Since that time, several changes have taken place. A committee of five now oversee the awards selection process (this includes Editor-In-Chief Sherry Eaker, cabaret critics Roy Sander and John Hoglund, and comedy columnists Donna Coe and Amelia David being called upon for consultation in the standup comedy categories), and the ceremony has shifted homes from the Ballroom (now the home of Catch A Rising Star on West 28th Street) to the Supper Club (at the old Edison Theater). However, the Bistros have retained Bob Harrington's tradition of never awarding an individual in the same category more than once. (Artists may receive awards in several different categories over the course of their career).
And as usual, not every spectator agreed with every choice on the part of the selection committee. There were, of course, those for whom all present could be ecstatically happy; Jeff Macauley was a shoe-in for his delectable "MWAH! The Dinah Shore Show" (Outstanding Theme Show) at Eighty Eight's last season. Jane A. Johnston (Outstanding Vocalist), who was nothing less than a total wow at Danny's last autumn, continued her history of outstanding performance on stage at the Supper Club. And, in turns too marvelous to mention in detail, Audrey Morris (Outstanding Singer/Instrumentalist), Christian Nova (Outstanding Recording), Elena Bennett (Outstanding Vocalist), Joyce Breach (Outstanding Recording), Jim David (Outstanding Comedy Performer), and a newly-slim (and AMAZING-looking) Jeanne MacDonald were nothing short of splendid. None of these, however, measured up to the genius that IS vocal group Minimum Wage (Outstanding Musical Comedy), featuring Jeff LaGreca, Charlie LaGreca, Sean Harris and the superb Brian Chenoweth, or the show's crowning highlight, an appearance by Georga Osborne (Outstanding Musical Comedy).

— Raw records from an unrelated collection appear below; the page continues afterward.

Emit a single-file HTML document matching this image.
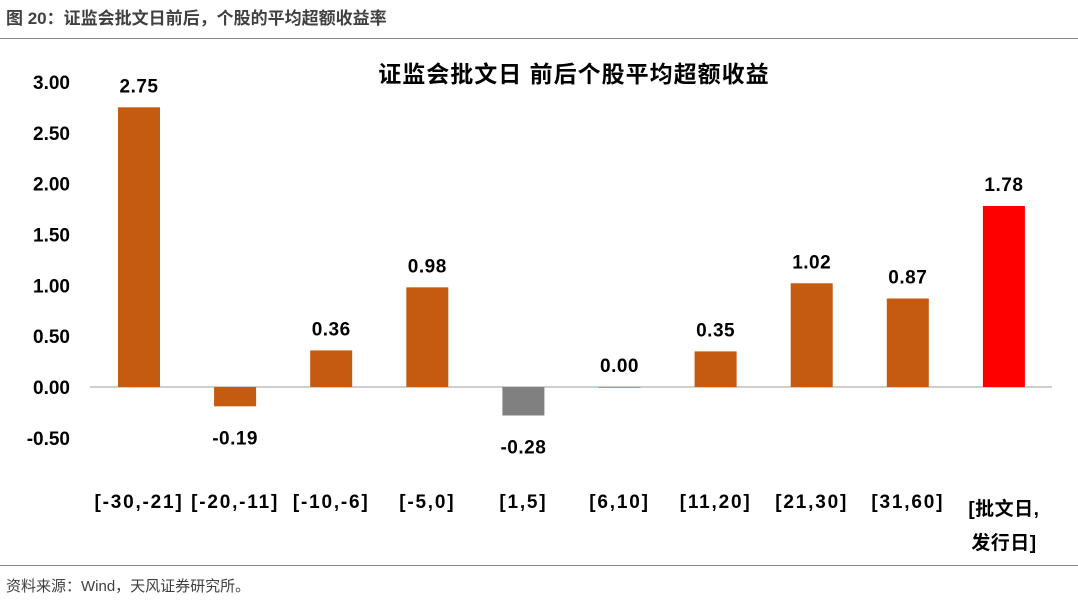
<!DOCTYPE html>
<html><head><meta charset="utf-8">
<style>
body{margin:0;width:1078px;height:607px;background:#fff;overflow:hidden;font-family:"Liberation Sans","Noto Sans CJK SC",sans-serif;}
#hdr{position:absolute;left:6px;top:4px;font-size:17px;font-weight:bold;color:#404040;}
#l1{position:absolute;left:0;top:38px;width:1078px;height:1px;background:#888;}
#l2{position:absolute;left:0;top:565px;width:1078px;height:1px;background:#888;}
#src{position:absolute;left:6px;top:575px;font-size:15px;color:#404040;}
svg{position:absolute;left:0;top:0;}
</style></head><body>
<div id="hdr">图 20：证监会批文日前后，个股的平均超额收益率</div>
<div id="l1"></div>
<svg id="chart" width="1078" height="607"></svg>
<div id="l2"></div>
<div id="src">资料来源：Wind，天风证券研究所。</div>
<script>
const categories=["[-30,-21]","[-20,-11]","[-10,-6]","[-5,0]","[1,5]","[6,10]","[11,20]","[21,30]","[31,60]","[批文日,|发行日]"];
const values=[2.75,-0.19,0.36,0.98,-0.28,0.00,0.35,1.02,0.87,1.78];
const colors=["#C55A11","#C55A11","#C55A11","#C55A11","#808080","#C55A11","#C55A11","#C55A11","#C55A11","#FF0000"];
const ticks=[3.00,2.50,2.00,1.50,1.00,0.50,0.00,-0.50];
const NS="http://www.w3.org/2000/svg";
const svg=document.getElementById('chart');
const y=v=>387-v*101.7;
const x=i=>139+i*96.1;
function mk(t,a,txt){const e=document.createElementNS(NS,t);for(const k in a)e.setAttribute(k,a[k]);if(txt!==undefined)e.textContent=txt;svg.appendChild(e);return e;}
const ti=mk('text',{x:574,y:82,'text-anchor':'middle','font-size':23,'font-weight':'bold',fill:'#000','letter-spacing':1},'证监会批文日  前后个股平均超额收益');


ticks.forEach(t=>{const e=mk('text',{x:70,y:y(t)+7,'text-anchor':'end','font-size':19,'font-weight':'bold',fill:'#000'},t.toFixed(2));

});
const ax=mk('line',{x1:90,x2:1052,y1:387,y2:387,stroke:'#bfbfbf','stroke-width':1.5});


values.forEach((v,i)=>{
const top=Math.min(y(v),387),h=Math.max(Math.abs(y(v)-387),0.6);
const r=mk('rect',{x:x(i)-21,y:top,width:42,height:h,fill:colors[i]});


const ly=v>=0?y(v)-15:y(v)+38;
const l=mk('text',{x:x(i),y:ly,'text-anchor':'middle','font-size':19,'font-weight':'bold',fill:'#000','letter-spacing':0.5},v.toFixed(2));


const parts=categories[i].split('|');
parts.forEach((p,j)=>{const c=mk('text',{x:x(i),y:(parts.length>1?515:508)+j*34,'text-anchor':'middle','font-size':19,'font-weight':'bold',fill:'#000','letter-spacing':parts.length>1?0.5:1.8},p);

});
});
</script>
</body></html>
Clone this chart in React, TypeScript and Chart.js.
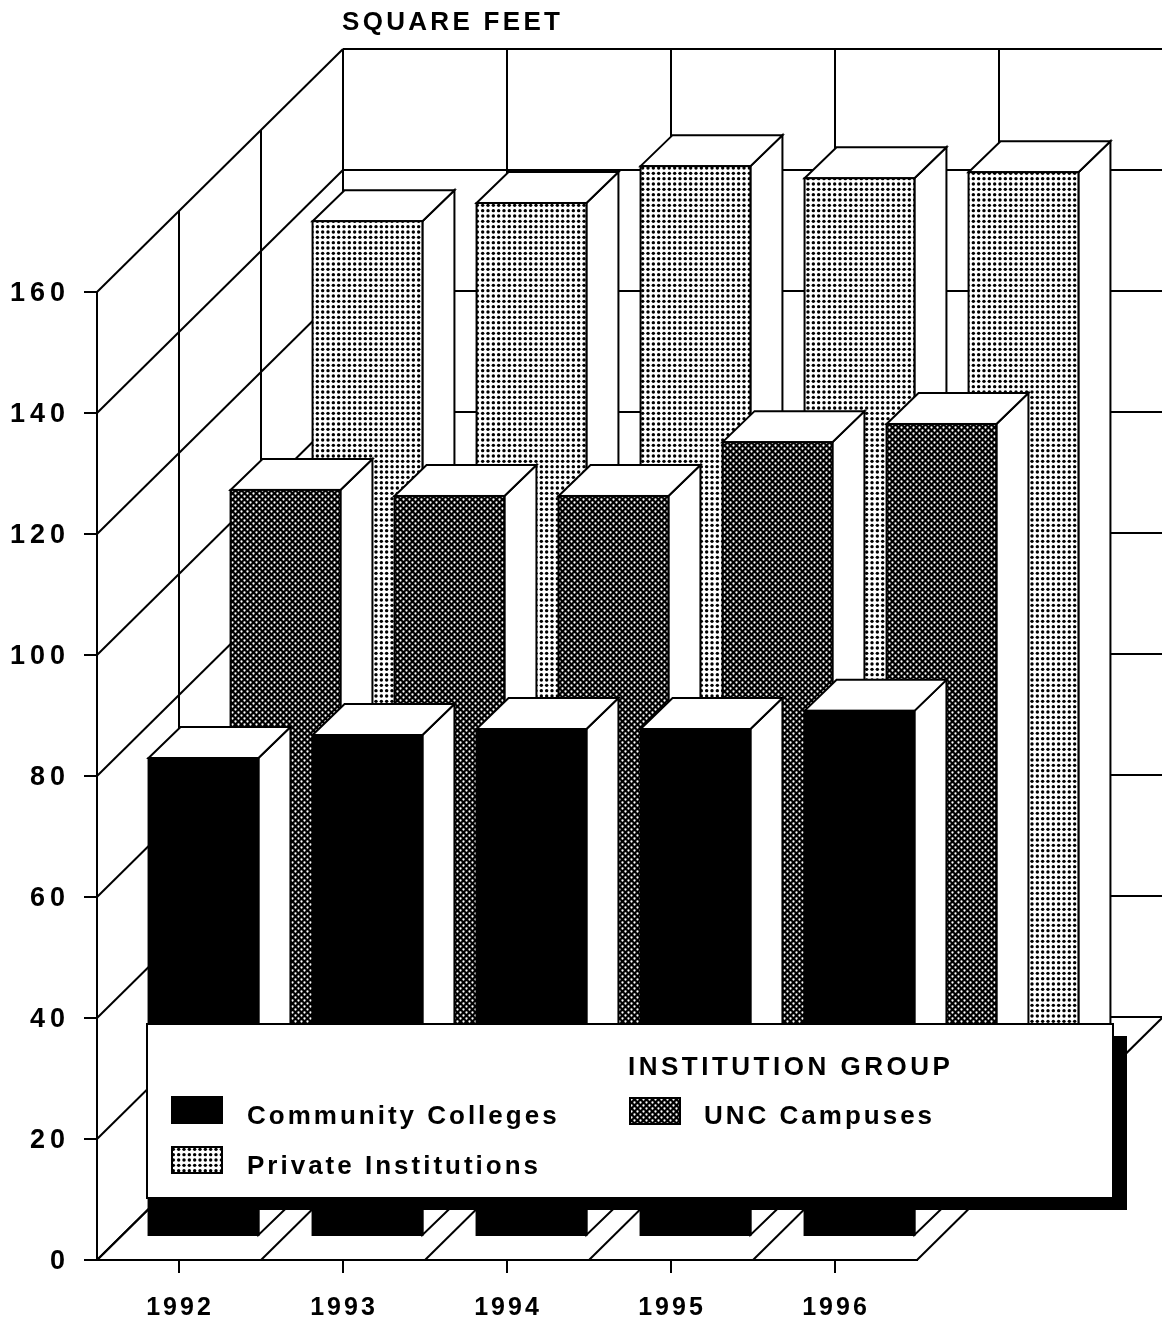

Then, of course, were those individuals whose selection for award receipt was simply baffling. At the indisputable top of this list is the cast (and all others involved) with "Heartbeat It's A Lovebeat", who presented the bubblegum anthems "Sugar, Sugar" and "Make Your Own Kind Of Music" along with choreography so unsyncopated that one more flub might have qualified it for performance art...barely. Rob Maitner did a fine performance job, and Mark Cannistraro provided visibly perfect direction, on "I Don't Want To Be The President", tho' Eric Lane Barnes' music and lyrics frequently missed the mark in the presentation from "Fairy Tales" at the Duplex. But one of the most miserable moments of the evening came in the unfortunate guise of Richard Skipper as Carol Channing (Dolly, won't you ever go away, again?). One might forgive Skipper, and then only might, if he didn't use his talents to make a name impersonating the singularly most imitatable personality the entertainment world has ever produced. The other was Mark Nadler's vomitously deliberate upstaging of the divine KT Sullivan while accompanying the lady. In addition, though a video portion showing the formidable talents of Tommy Femia (Outstanding Impersonation) went off without a hitch, clips of Judi Connelli and David Campbell weren't quite so lucky, and made all the more painful by a microphone through which we could barely hear Portia Nelson's lovely speech about both artists.
Comedian Jeff Ross MC'd in a style for which not enough superlatives can ever exist (and, in fact, the presenters of the Bistro Awards absolutely have the consummate permanent MC in Ross should they decide to keep him in a position for which he could have been born), and Marcia Lewis' receipt of the Bob Harrington Lifetime Achievement Award provided a perfect climax to the festivities (even if it meant having to gaze upon the regrettable countenance of Donald Smith, who brought the Broadway legend on stage with the dullest speech this side of a wake).
In any case, the Back Stage Bistro Awards continue to be one of THE reasons to venture out during a cabaret season, if simply to see some of the very best of today's popular artists in the medium. I know I'll be there for ceremony number fourteen, next spring. See you there!